'Appreciating' Books

A New List
I love books. I also think that books of photographs are how photographers communicate best. They're how photographers share their work with each other and with their audience, and how they "set" their work in stable, finished form for retrieval by posterity.
If you can get the knack of spending time with them, they can be as fulfilling as music.
Readers of my older online column "The Sunday Morning Photographer" will remember an Amazon list I put together years ago called Readings for Practicing Photographers.
But as I've written elsewhere, photo books can be great to collect, too. They tend to receive rather limited press runs, which often don't outlive the interest people have in them—so they go up in value over time.

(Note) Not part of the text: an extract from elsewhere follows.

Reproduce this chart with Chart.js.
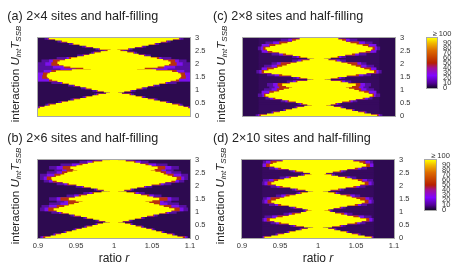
<!DOCTYPE html>
<html><head><meta charset="utf-8">
<style>
html,body{margin:0;padding:0;background:#fff;width:463px;height:273px;overflow:hidden}
#all{position:absolute;left:0;top:0;width:463px;height:273px;filter:blur(0.4px)}
canvas{position:absolute}
.t{position:absolute;font-family:"Liberation Sans",Arial,sans-serif;color:#222;white-space:nowrap;line-height:1}
.title{font-size:12.6px}
.rot{font-size:11.6px;transform:translate(-50%,-50%) rotate(-90deg)}
.rot sub{font-size:8px;vertical-align:-2px;line-height:0}
.xt{font-size:12px;transform:translate(-50%,-50%)}
.top{font-size:7.5px;color:#333;transform:translate(-50%,-50%)}
</style></head><body><div id="all"></div>
<script src="https://cdn.jsdelivr.net/npm/chart.js@4"></script>
<script>
// interaction rows: coarse rows U = 0, 0.1 ... 3 for the fringe bands, fine rows U = 0, 0.05 ... 3 for the yellow core
const uRows=[0,0.1,0.2,0.3,0.4,0.5,0.6,0.7,0.8,0.9,1,1.1,1.2,1.3,1.4,1.5,1.6,1.7,1.8,1.9,2,2.1,2.2,2.3,2.4,2.5,2.6,2.7,2.8,2.9,3];
const uFine=[0,0.05,0.1,0.15,0.2,0.25,0.3,0.35,0.4,0.45,0.5,0.55,0.6,0.65,0.7,0.75,0.8,0.85,0.9,0.95,1,1.05,1.1,1.15,1.2,1.25,1.3,1.35,1.4,1.45,1.5,1.55,1.6,1.65,1.7,1.75,1.8,1.85,1.9,1.95,2,2.05,2.1,2.15,2.2,2.25,2.3,2.35,2.4,2.45,2.5,2.55,2.6,2.65,2.7,2.75,2.8,2.85,2.9,2.95,3];
const xTicks=[0.9,0.95,1,1.05,1.1];
const yTicks=[0,0.5,1,1.5,2,2.5,3];
const barTicks=[0,10,20,30,40,50,60,70,80,90];
// left contour of each value band on every row, as ratio r x 1000 (the map is read as mirrored about r = 1)
const aYellow=[900,900,900,900,900,900,903,909,916,924,932,940,948,956,964,972,980,990,995,987,979,971,964,956,949,941,933,926,919,915,913,912,913,916,924,945,970,960,943,934,928,926,929,936,944,952,961,968,975,983,992,996,982,973,964,955,947,939,932,923,915];
const aRed=[900,900,900,902,914,931,947,963,978,994,978,963,948,932,915,906,907,918,950,935,918,920,941,960,974,989,981,963,946,931,914];
const aViolet=[900,900,900,901,913,930,946,962,977,993,977,962,947,930,900,900,900,908,930,920,910,915,938,959,973,988,980,962,945,930,913];
const aPurple=[900,900,900,900,910,927,943,959,974,990,972,957,940,918,900,900,900,900,900,900,900,905,925,952,970,985,976,958,941,926,909];
const bYellow=[910,917,924,931,938,945,951,958,965,972,979,986,995,989,981,973,965,957,949,941,933,925,921,928,935,941,948,954,959,950,941,949,957,965,974,984,995,987,979,970,961,951,941,933,925,919,918,924,930,935,939,946,952,947,943,951,959,966,974,985,995];
const bRed=[907,923,937,950,964,978,992,980,964,948,931,914,925,940,940,930,954,972,992,978,960,939,920,912,922,932,938,933,955,972,994];
const bViolet=[905,922,936,949,963,977,991,979,963,947,928,909,915,930,935,925,948,968,991,977,958,935,915,908,912,925,932,925,945,965,990];
const bPurple=[903,920,934,947,961,975,989,976,960,943,918,903,905,915,925,915,938,960,988,974,950,925,908,903,903,912,922,915,930,955,975];
const cYellow=[924,932,941,949,957,965,972,981,991,985,979,970,961,952,943,934,930,935,941,948,954,961,965,957,952,962,972,985,993,985,976,964,952,938,928,934,941,946,952,958,963,971,979,988,994,985,976,966,957,948,939,932,930,936,943,951,959,965,970,975,979];
const cRed=[922,940,956,971,988,977,959,940,928,935,945,948,946,970,991,974,948,925,932,945,950,977,993,974,953,933,927,935,948,965,977];
const cViolet=[920,939,955,970,987,975,956,936,926,925,938,942,940,966,990,971,942,922,925,938,945,973,992,971,948,925,924,925,940,960,975];
const cPurple=[917,937,953,968,985,972,950,930,920,925,928,935,932,958,988,966,932,918,925,928,938,965,990,965,938,928,920,928,930,950,972];
const dYellow=[930,939,948,956,963,971,979,987,994,982,972,962,952,943,937,945,954,962,970,978,985,992,987,980,972,962,952,943,939,945,950,956,963,971,979,987,994,984,974,964,954,945,939,943,948,956,965,974,983,992,990,981,972,962,952,943,937,941,946,954,963];
const dRed=[929,947,962,978,993,970,949,933,947,966,984,986,970,948,934,938,958,977,993,972,950,934,942,962,982,991,970,948,932,938,958];
const dViolet=[928,946,961,977,992,968,945,929,940,962,983,985,968,944,930,933,952,975,992,970,946,930,936,958,981,990,968,944,928,932,952];
const dPurple=[927,944,959,975,990,964,938,927,930,955,981,983,964,936,927,928,945,972,990,966,938,927,928,950,978,988,964,936,927,928,940];
const bandColors={yellow:'#ffff00',red:'#b8300f',violet:'#7d10ee',purple:'#560fa0',deep:'#360a5e',dark:'#2d0a50'};
const paletteStops=[[0,'#14052a'],[0.1,'#520096'],[0.25,'#8004ff'],[0.4,'#a11096'],[0.5,'#b52000'],[0.75,'#dd6b00'],[0.9,'#f2ba00'],[1,'#ffff00']];
const titles=['(a) 2×4 sites and half-filling','(b) 2×6 sites and half-filling','(c) 2×8 sites and half-filling','(d) 2×10 sites and half-filling'];

const FONT='"Liberation Sans",Arial,sans-serif';
const all=document.getElementById('all');
function addText(cls,x,y,html){const e=document.createElement('div');e.className='t '+cls;e.style.left=x+'px';e.style.top=y+'px';e.innerHTML=html;all.appendChild(e);return e;}
function addCanvas(l,t,w,h){const c=document.createElement('canvas');c.width=w;c.height=h;c.style.left=l+'px';c.style.top=t+'px';c.style.width=w+'px';c.style.height=h+'px';all.appendChild(c);return c;}
const frame=(bg)=>({id:'frame',
  beforeDatasetsDraw(ch){if(!bg)return;const a=ch.chartArea,x=ch.ctx;x.save();x.fillStyle=bg;x.fillRect(a.left,a.top,a.width,a.height);x.restore();},
  afterDatasetsDraw(ch){const a=ch.chartArea,x=ch.ctx;x.save();x.strokeStyle='#a8a8a8';x.lineWidth=1;x.strokeRect(a.left-0.5,a.top-0.5,a.width+1,a.height+1);x.restore();}});
const band=(edges,rows,color,th)=>({data:edges.map((e,i)=>({x:[e/1000,(2000-e)/1000],y:rows[i]})),backgroundColor:color,barThickness:th,grouped:false});
const noPad=s=>{s.paddingTop=0;s.paddingBottom=0;s.paddingLeft=0;s.paddingRight=0;};
const PW=152,PH=78;
function panel(px,py,showX,y,r,v,p,deep){
  const PADL=10,PADT=5,PADB=showX?0:6,YW=26,XH=showX?16:1;
  const c=addCanvas(px-PADL,py-PADT,PADL+PW+YW,PADT+PH+XH+PADB);
  const sets=[band(y,uFine,bandColors.yellow,1.7),band(r,uRows,bandColors.red,2.9),band(v,uRows,bandColors.violet,2.9),band(p,uRows,bandColors.purple,2.9)];
  if(deep) sets.push(band(uRows.map(()=>deep),uRows,bandColors.deep,2.9));
  new Chart(c,{type:'bar',data:{datasets:sets},plugins:[frame(bandColors.dark)],options:{
    indexAxis:'y',responsive:false,animation:false,devicePixelRatio:1,
    layout:{padding:{left:PADL,top:PADT,right:0,bottom:PADB}},
    plugins:{legend:{display:false},title:{display:false},tooltip:{enabled:false}},
    scales:{
      x:{type:'linear',min:0.9,max:1.1,grid:{display:false,drawTicks:false},border:{display:false},offset:false,
         afterBuildTicks:s=>{s.ticks=xTicks.map(value=>({value}));},
         afterFit:s=>{s.height=XH;noPad(s);},
         ticks:{display:showX,autoSkip:false,maxRotation:0,padding:3,font:{size:7.5,family:FONT},color:'#333',callback:v=>String(v)}},
      y:{type:'linear',position:'right',min:0,max:3,offset:false,grid:{display:false,drawTicks:false},border:{display:false},
         afterBuildTicks:s=>{s.ticks=yTicks.map(value=>({value}));},
         afterFit:s=>{s.width=YW;noPad(s);},
         ticks:{autoSkip:false,padding:5,font:{size:7.5,family:FONT},color:'#333',callback:v=>String(v)}}
    }}});
}
function colorbar(px,py,w){
  const c=addCanvas(px-2,py-5,w+2+20,50+5+5);
  new Chart(c,{type:'bar',data:{labels:['v'],datasets:[{data:[[0,100]],barPercentage:1,categoryPercentage:1,
     backgroundColor:(ctx)=>{const a=ctx.chart.chartArea;if(!a)return '#000';const g=ctx.chart.ctx.createLinearGradient(0,a.bottom,0,a.top);paletteStops.forEach(s=>g.addColorStop(s[0],s[1]));return g;}}]},
    plugins:[frame(null)],options:{responsive:false,animation:false,devicePixelRatio:1,
    layout:{padding:{left:2,top:5,right:0,bottom:5}},
    plugins:{legend:{display:false},tooltip:{enabled:false}},
    scales:{x:{display:false},
      y:{position:'right',min:0,max:100,grid:{display:false,drawTicks:false},border:{display:false},
         afterBuildTicks:s=>{s.ticks=barTicks.map(value=>({value}));},
         afterFit:s=>{s.width=20;noPad(s);},
         ticks:{autoSkip:false,maxRotation:0,minRotation:0,padding:6,font:{size:7.5,family:FONT},color:'#333',callback:v=>String(v)}}
    }}});
}
panel(38,38,false,aYellow,aRed,aViolet,aPurple,null);
panel(38,160,true,bYellow,bRed,bViolet,bPurple,null);
panel(243,38,false,cYellow,cRed,cViolet,cPurple,921);
panel(242,160,true,dYellow,dRed,dViolet,dPurple,927);
colorbar(427,38,10);
colorbar(425,160,11);

addText('title',7.3,9.5,titles[0]);
addText('title',7.3,131.5,titles[1]);
addText('title',213,9.5,titles[2]);
addText('title',213,131.5,titles[3]);
const yLab='interaction <i>U<sub>int</sub>T<sub>SSB</sub></i>';
addText('rot',15,74,yLab);
addText('rot',15,196,yLab);
addText('rot',221,74,yLab);
addText('rot',220,196,yLab);
const xLab='ratio <i>r</i>';
addText('xt',114,258,xLab);
addText('xt',318,258,xLab);
addText('top',442,33.5,'≥ 100');
addText('top',440.5,155.5,'≥ 100');
</script></body></html>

Some of them do, anyway. The great classic books of photography can now cost many thousands of dollars. I have in my own library dozens of books that have increased more than tenfold in value since I bought them, and even a handful that I bought as remainders, for bargain-bin prices, that are now worth north of $400 each. Several books I have would be difficult to replace period.
So what I've done now is to put together a brief new list (only ten books, and the winnowing wasn't easy) specifically of books that will appreciate in value
Of course, I could be wrong (although I won't be wrong about all of them). Only time will truly tell. I'll probably still be writing about pictures ten years from now, however. If you're still reading, well, then we'll see how I did!
Posted by: MIKE JOHNSTON






























1 Comments:
This is a great topic, especially for me, given that I have a couple of weeks off from school now and have the time to hit the library looking for a few of your suggestions.
I'm in the middle of Geoff Dyer's The Ongoing Moment right now and am enjoying his personal, if somewhat scattered, approach to the history of photography. Anyone have an opinion on this one?